Presiden RI Prabowo Subianto menyatakan kapitalisme murni menyebabkan ketimpangan di tengah masyarakat. Menurutnya, ini merupakan salah satu dampak buruk terhadap kapitalisme di tengah situasi yang tak menentu ini.
Prabowo menjelaskan setiap negara perlu memiliki kebijakan ekonomi dan filosofi ekonomi masing-masing. Sebab, salah satu kesalahan besar banyak negara di Asia Tenggara adalah kecenderungan untuk mengikuti kekuatan terbesar dan terkuat di dunia.
“Dalam 30 tahun terakhir, kita melihat dominasi filosofi pasar bebas klasik kapitalis neoliberal, yang pada dasarnya cenderung laissez faire, dan elit Indonesia mengikuti filosofi ini, dan karena itu, menurut saya, kita belum berhasil menciptakan lapangan bermain yang setara bagi semua rakyat kita,” kata Prabowo ketika berbicara dalam St. Petersburg International Economic Forum (SPIEF) 2025 yang berlangsung di Rusia, Jumat (20/6/2025).
Dia menilai karena filosofi tersebut, kekayaan banyak dipegang oleh segelintir pihak saja. Bahkan di Indonesia, kekayaan berkelindan hanya pada 1 persen kalangan. Padahal, ungkap Prabowo, Indonesia mampu mencapai pertumbuhan ekonomi sekitar 5 persen selama 7 tahun berturut-turut.

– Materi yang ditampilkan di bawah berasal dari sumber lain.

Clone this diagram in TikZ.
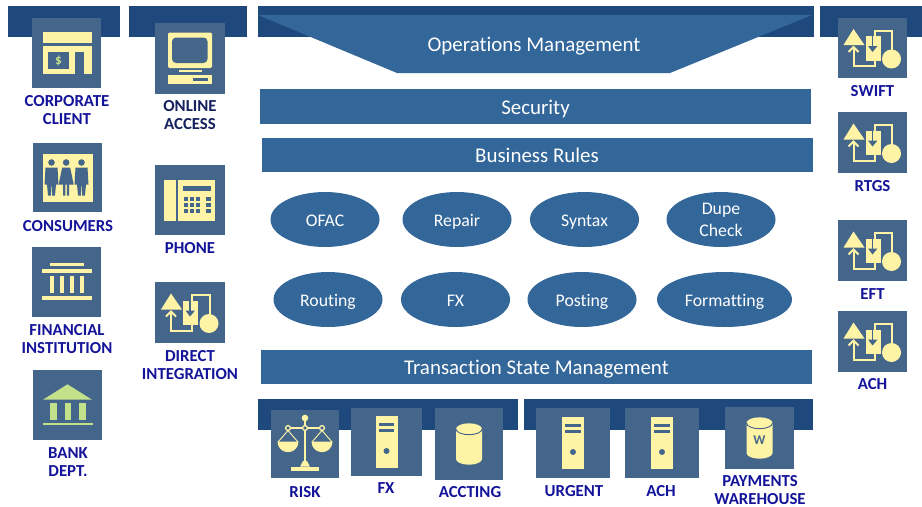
\documentclass[tikz,border=0pt]{standalone}
\usepackage{fontspec}
\setmainfont[Ligatures=NoCommon]{Carlito}
\usetikzlibrary{shapes.geometric}
\definecolor{bar colour}{HTML}{1F497D}
\definecolor{band colour}{HTML}{336699}
\definecolor{tile colour}{HTML}{44668A}
\definecolor{icon colour}{HTML}{FFF3A6}
\definecolor{leaf colour}{HTML}{C3E08A}
\definecolor{label colour}{HTML}{14149A}
\definecolor{navy colour}{HTML}{15205E}
\tikzset{
    % Fills
    bar fill/.style={fill=bar colour},
    band fill/.style={fill=band colour},
    icon fill/.style={fill=icon colour},
    dark fill/.style={fill=tile colour},
    leaf fill/.style={fill=leaf colour},
    % Sizes are given in pixels of the reference
    band/.style args={#1/#2}{
        rectangle, band fill, text=white, inner sep=0,
        text height=12.5pt, text depth=0pt,
        minimum width=#1*0.75pt, minimum height=#2*0.75pt,
        font=\fontsize{15.7}{18}\selectfont},
    oval/.style args={#1/#2}{
        ellipse, band fill, text=white, inner sep=0, align=center,
        text height=10.5pt, text depth=0pt,
        minimum width=#1*0.75pt, minimum height=#2*0.75pt,
        font=\fontsize{13.3}{16.5}\selectfont},
    tile/.style args={#1/#2}{
        rectangle, fill=tile colour, inner sep=0,
        minimum width=#1*0.75pt, minimum height=#2*0.75pt},
    caption/.style={
        text=label colour, align=center, inner sep=0,
        font=\fontsize{12.6}{13.5}\bfseries\selectfont},
    % Icons, drawn round the centre of their tile
    pics/shop/.style={
        code={
            \path [icon fill] (-24,-21) rectangle (25,-10);
            \path [icon fill] (-24,-7) rectangle (25,21);
            \path [dark fill] (-19,-1) rectangle (2,16);
            \path [dark fill] (8,-1) rectangle (17,21);
            \node [text=leaf colour, inner sep=0,
                font=\fontsize{10}{10}\bfseries\selectfont] at (-8,7.5) {\$};}},
    pics/crowd/.style={
        code={
            \path [icon fill] (-25,-23.7) rectangle (25,24);}},
    pics/person/.style={
        code={
            \path [dark fill] (0,-15) circle (3.3);
            \path [dark fill] (-6,-10) -- (6,-10) -- (7,7) -- (4.5,7) -- (3.5,18)
                -- (0.7,18) -- (0,4) -- (-0.7,18) -- (-3.5,18) -- (-4.5,7) -- (-7,7) -- cycle;}},
    pics/womanperson/.style={
        code={
            \path [dark fill] (0,-15) circle (3.3);
            \path [dark fill] (-4,-10) -- (4,-10) -- (7.5,7) -- (3,7) -- (3,18)
                -- (0.7,18) -- (0.7,7) -- (-0.7,7) -- (-0.7,18) -- (-3,18) -- (-3,7) -- (-7.5,7) -- cycle;}},
    pics/screen/.style={
        code={
            \path [icon fill, rounded corners=1] (-22,-26) rectangle (22,9.5);
            \path [dark fill, rounded corners=3] (-18,-21) rectangle (17.5,4.5);
            \path [icon fill] (-11.5,11) rectangle (12,13.5);
            \path [icon fill] (-22,16) rectangle (22,25.5);
            \path [dark fill] (2.5,19) rectangle (17.5,22);}},
    pics/handset/.style={
        code={
            \path [icon fill] (-26,-20) rectangle (-14,20.7);
            \path [icon fill] (-12,-20) rectangle (25,20.7);
            \path [dark fill] (-7,-14.5) rectangle (21,-9);
            \foreach \keyx in {-6,0,5.8,16.3}
                \foreach \keyy in {-3.3,3,9}
                    \path [dark fill] (\keyx,\keyy) rectangle +(4.4,4);}},
    pics/hall/.style={
        code={
            \path [icon fill] (-17,-18.7) rectangle (17.8,-16);
            \path [icon fill] (-25,-13.3) rectangle (25.5,-9.3);
            \foreach \colx in {-17,-6.8,3.2,13.5}
                \path [icon fill] (\colx,-6.3) rectangle +(4.3,17.6);
            \path [icon fill] (-25,14.3) rectangle (25.5,17.7);}},
    pics/bank/.style={
        code={
            \path [leaf fill] (-24.5,-5.3) -- (0,-20.7) -- (24.5,-5.3) -- cycle;
            \foreach \colx in {-17.5,-3,11.5}
                \path [leaf fill] (\colx,-2.3) rectangle +(6.5,17.6);
            \path [leaf fill] (-25,17.7) rectangle (25.5,20.3);}},
    pics/flow/.style={
        code={
            \path [icon fill] (-29,-3) -- (-19,-19) -- (-8,-3) -- cycle;
            \draw [icon colour, line width=1.5pt] (-24,4) -- (-19,-1) -- (-14,4);
            \draw [icon colour, line width=1.5pt] (-19,-1) -- (-19,18) -- (2,18) -- (2,10);
            \draw [icon colour, line width=1.5pt] (2,-10) -- (2,-17.5) -- (19.5,-17.5) -- (19.5,5);
            \path [icon fill] (-7,-12) rectangle (8,12.5);
            \draw [tile colour, line width=1pt] (0,-12) -- (0,0);
            \path [dark fill] (-4.5,-2) -- (5,-2) -- (0,4) -- cycle;
            \path [icon fill] (19,11) circle (9.5);}},
    pics/server/.style={
        code={
            \path [icon fill] (-11,-26) rectangle (11,26);
            \path [dark fill] (-7.7,-19) rectangle (7.5,-16);
            \path [dark fill] (-7.7,-13.3) rectangle (7.5,-10);
            \path [dark fill] (0,9) circle (3);}},
    pics/drum/.style={
        code={
            \path [icon fill] (-13,-15) arc [start angle=180, end angle=0,
                    x radius=13, y radius=-5.7]
                -- (13,15) arc [start angle=0, end angle=-180,
                    x radius=13, y radius=-5.7] -- cycle;
            \draw [tile colour, line width=0.7pt] (-13,-15) arc [start angle=180,
                end angle=360, x radius=13, y radius=-5.7];}},
    pics/scales/.style={
        code={
            \path [icon fill] (0,-26) circle (3.3);
            \path [icon fill] (-1.3,-26) rectangle (1.3,19);
            \path [icon fill] (-17,-16.8) rectangle (17,-15);
            \foreach \panx in {-17,0,17}
                \draw [icon colour, fill=tile colour, line width=1pt] (\panx,-16) circle (2.4);
            \foreach \panx in {-17,17} {
                \draw [icon colour, line width=0.7pt] (\panx-10,-2) -- (\panx,-13.5) -- (\panx+10,-2);
                \path [icon fill] (\panx-10.5,-2.3) -- (\panx+10.5,-2.3)
                    arc [start angle=0, end angle=180, radius=10.5];}
            \path [icon fill] (-5,22.7) -- (-2,17) -- (2,17) -- (5,22.7) -- cycle;
            \path [icon fill] (-14,22.7) rectangle (14,26.7);}},
}
\begin{document}
\begin{tikzpicture}[x=0.75pt, y=-0.75pt]
    \useasboundingbox [fill=white] (0,0) rectangle (922,507);

    % Bars behind the tiles
    \path [bar fill] (8,6) rectangle (120,37);
    \path [bar fill] (129,6) rectangle (247,37);
    \path [bar fill] (258,6) rectangle (814,37);
    \path [bar fill] (820,6) rectangle (922,37);
    \path [bar fill] (258,399) rectangle (518,430);
    \path [bar fill] (524,399) rectangle (813,430);

    % Middle of the picture
    \path [band fill] (258,15) -- (812,15) -- (670,73) -- (397,73) -- cycle;
    \node [text=white, inner sep=0, font=\fontsize{15.7}{18}\selectfont]
        (operations) at (534,46) {Operations Management};
    \node [band=551/35] (security) at (535.5,106.5) {Security};
    \node [band=551/34] (rules) at (537,154.5) {Business Rules};
    \node [band=551/34] (state) at (536.5,366.5) {Transaction State Management};

    \node [oval=109/55] (ofac) at (325,219.5) {OFAC};
    \node [oval=109/55] (repair) at (457,219.5) {Repair};
    \node [oval=109/55] (syntax) at (584.5,219.5) {Syntax};
    \node [oval=109/55, text height=26.2pt] (dupe) at (721,219.5) {Dupe\\Check};
    \node [oval=109/55] (routing) at (328,299.5) {Routing};
    \node [oval=109/55] (fx) at (455.5,299.5) {FX};
    \node [oval=109/55] (posting) at (582,299.5) {Posting};
    \node [oval=135/55] (formatting) at (724.5,299.5) {Formatting};

    % Left column
    \node [tile=69/70] (corporate) at (66.5,53) {};
    \pic at (corporate) {shop};
    \node [caption] (corporate text) at (67,110) {CORPORATE\\CLIENT};
    \node [tile=69/69] (consumers) at (67.5,177.5) {};
    \pic at (consumers) {crowd};
    \pic at ([xshift=-12pt]consumers) {person};
    \pic at ([xshift=-1pt]consumers) {womanperson};
    \pic at ([xshift=10.5pt]consumers) {person};
    \node [caption] (consumers text) at (68,226) {CONSUMERS};
    \node [tile=69/70] (financial) at (66.5,282) {};
    \pic at (financial) {hall};
    \node [caption] (financial text) at (67,339) {FINANCIAL\\INSTITUTION};
    \node [tile=69/70] (bank) at (67.5,405) {};
    \pic at (bank) {bank};
    \node [caption] (bank text) at (68,462) {BANK\\DEPT.};

    % Second column
    \node [tile=70/71] (online) at (190,58.5) {};
    \pic at (online) {screen};
    \node [caption, text=navy colour] (online text) at (190,115) {ONLINE\\ACCESS};
    \node [tile=70/70] (phone) at (190,200) {};
    \pic at (phone) {handset};
    \node [caption] (phone text) at (190,248) {PHONE};
    \node [tile=70/61] (direct) at (190,312.5) {};
    \pic at (direct) {flow};
    \node [caption] (direct text) at (190,365) {DIRECT\\INTEGRATION};

    % Bottom row
    \node [tile=68/68] (risk) at (305,444) {};
    \pic at (risk) {scales};
    \node [caption] (risk text) at (305,492) {RISK};
    \node [tile=71/68] (fx store) at (386.5,442) {};
    \pic at (fx store) {server};
    \node [caption] (fx store text) at (386,488) {FX};
    \node [tile=68/72] (accting) at (469,444) {};
    \pic at (accting) {drum};
    \node [caption] (accting text) at (470,492) {ACCTING};
    \node [tile=74/70] (urgent) at (573,443) {};
    \pic at (urgent) {server};
    \node [caption] (urgent text) at (574,491) {URGENT};
    \node [tile=74/70] (ach store) at (662,443) {};
    \pic at (ach store) {server};
    \node [caption] (ach store text) at (661,491) {ACH};
    \node [tile=69/62] (warehouse) at (759.5,438) {};
    \pic at (warehouse) {drum};
    \node [text=tile colour, inner sep=0, font=\fontsize{10}{10}\bfseries\selectfont]
        (warehouse mark) at (759.5,440) {W};
    \node [caption] (warehouse text) at (760,490) {PAYMENTS\\WAREHOUSE};

    % Right column
    \node [tile=69/60] (swift) at (872.5,48) {};
    \pic at (swift) {flow};
    \node [caption] (swift text) at (872.5,91) {SWIFT};
    \node [tile=69/61] (rtgs) at (872.5,142.5) {};
    \pic at (rtgs) {flow};
    \node [caption] (rtgs text) at (872.5,186) {RTGS};
    \node [tile=69/61] (eft) at (872.5,250.5) {};
    \pic at (eft) {flow};
    \node [caption] (eft text) at (872.5,294) {EFT};
    \node [tile=69/61] (ach) at (872.5,341.5) {};
    \pic at (ach) {flow};
    \node [caption] (ach text) at (872.5,384) {ACH};
\end{tikzpicture}
\end{document}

“Ya, 5 persen dalam tujuh tahun, tetapi kita belum berhasil mencapai apa yang disebut trickle down effect. Kekayaan tetap berada di atas kurang dari 1 persen (kelompok masyarakat). Dan ini bukan rumus untuk mencapai kesuksesan, menurut pendapat saya,” jelasnya.
Dia menyarankan setiap negara bisa memiliki filosofi ekonominya sendiri. Pasalnya, filosofi tersebut bisa diterima oleh budaya dan latar belakang masing-masing negara.
“Oleh karena itu, saya telah memilih jalan kompromi, jalan sosialisme terbaik dan kapitalisme terbaik,” ujarnya.
Pemikiran ini, ujar Prabowo, dibeberkan karena melihat paham sosialisme membuat segelintir masyarakat malas mengembangkan diri mereka. Sedangkan kapitalisme justru membuat ketimpangan yang nyata di tengah masyarakat.
“Sosialisme murni yang kita lihat tidak bekerja adalah utopia. Sosialisme murni, kita melihat banyak peluang, dan banyak kasus orang tidak mau bekerja. Kapitalisme murni menghasilkan ketimpangan, menghasilkan hanya sebagian kecil yang menikmati hasil kekayaan,” tuturnya.